FLORIDA SUPREME COURT SIDES WITH HOMEOWNER'S ASSOCIATION

RULING: LEGISLATURE WENT TOO FAR

By Jan Bergemann 
President, Cyber Citizens For Justice, Inc.

Published July 13, 2013

During the 2012 Legislative Session the Florida Legislature tried to protect developers by enacting House Bill 1013 (See CS/HB 1013/Enrolled) This bill was specifically aimed at deciding the long-running lawsuit between LAKEVIEW RESERVE HOMEOWNERS ASSOCIATION, INC. vs. MARONDA HOMES, INC. OF FLORIDA and T.D. THOMSON CONSTRUCTION COMPANY in favor of the developers. The bill even carried specific language: Section 3. This act shall take effect July 1, 2012, and applies to all cases accruing before, pending on, or filed after that date.

But in its ruling the Florida Supreme Court (No. SC10-2292) clearly rejected this retroactive attempt of the Legislature to interfere in a pending lawsuit and used the Florida Constitution to make its point: "Constitutional due process rights protect individuals from the retroactive application of a substantive law that adversely affects or destroys a vested right; imposes or creates a new obligation or duty in connection with a previous transaction or consideration; or imposes new penalties."

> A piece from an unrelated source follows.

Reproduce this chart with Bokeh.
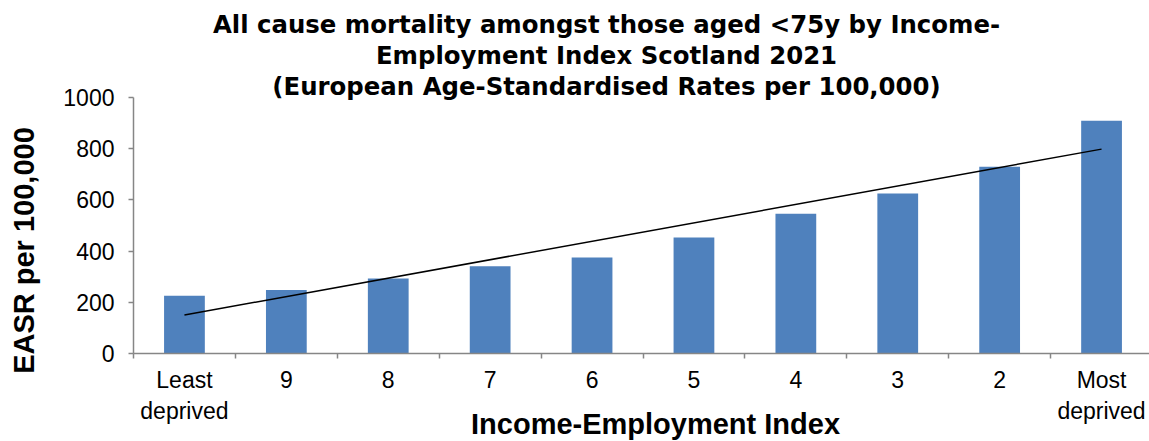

Obviously Maronda Homes didn't expect this ruling, considering that they filed last year a brief to the Supreme Court saying: "The Legislature has now spoken, (The new law) makes clear that offsite improvements such as roads and drainage are not subject to any implied warranty. The Legislature's resolution of this public policy question resolves this case."

According to the ruling the majority of the Supreme Court judges surely didn't agree with this statement and said more or less that the Legislature went too far when enacting this bill.

This lawsuit is all about "IMPLIED WARRANTIES." Over the years this lawsuits made lots of headlines in the media -- first when the lawsuit moved through the courts [Court to consider who has to pay for fixes to roads, drainage: HOA or developer? (12/2011)] and then when the Florida Legislature tried to intervene in a pending lawsuit [Home builders push legislation that frees them from street repairs (03-2012)].

In a 42-page ruling the Florida Supreme Court came to this 

Conclusion

We agree with the decision below [Lakeview Reserve Homeowners et. al. v. Maronda Homes, Inc., et. al., 48 So.3d 902 (Fla. 5th DCA, 2010)] and hold that the implied warranties of fitness and merchantability apply to the improvements that provide essential services to the Lakeview Reserve Homeowners Association. We remand this case to the trial court for further proceedings and factual determinations as may be required, all to be pursuant to and in accordance with this opinion. Further, section 553.835 does not apply to any causes of action that accrued before the effective date of this section. Therefore, we approve the decision below and disapprove the Fourth District’s decision in Port Sewall [Port Sewall Harbor & Tennis Club Owners Ass’n v.First Fed. S. & L. Ass’n., 463 So.2d 530 (Fla. 4th DCA 1985)], to the extent that it is inconsistent with this opinion.
It is so ordered.

This is a great victory for the LAKEVIEW RESERVE HOMEOWNERS ASSOCIATION, INC. and for homeowners' associations in general. It clearly shows that the discussion about IMPLIED WARRANTIES TO REAL PROPERTIES is far from over -- as the developers and homebuilders had hoped -- and it seems pretty obvious that we will see bills filed in the Florida legislature trying to reverse the provisions that were enacted in House Bill 1013 in 2012.

Make no mistake: Anybody who purchases a home in a homeowners association pays as well for all the amenities, roads, drainage systems etc. -- making these services and common areas part of the property purchased.

The 5th DCA clearly stated in its ruling that services “essential to the habitability of the residence” include roads for ingress and egress, drainage systems to divert flooding, retention ponds to correct water flow damage, and underground pipes (whether they be storm water or sanitary sewer pipes) which are necessary for living accommodations" should be covered under implied warranties.

I think that says it all!

CHALK UP A BIG VICTORY FOR HOMEOWNERS' ASSOCIATIONS AND THE OWNERS LIVING IN THESE COMMUNITIES!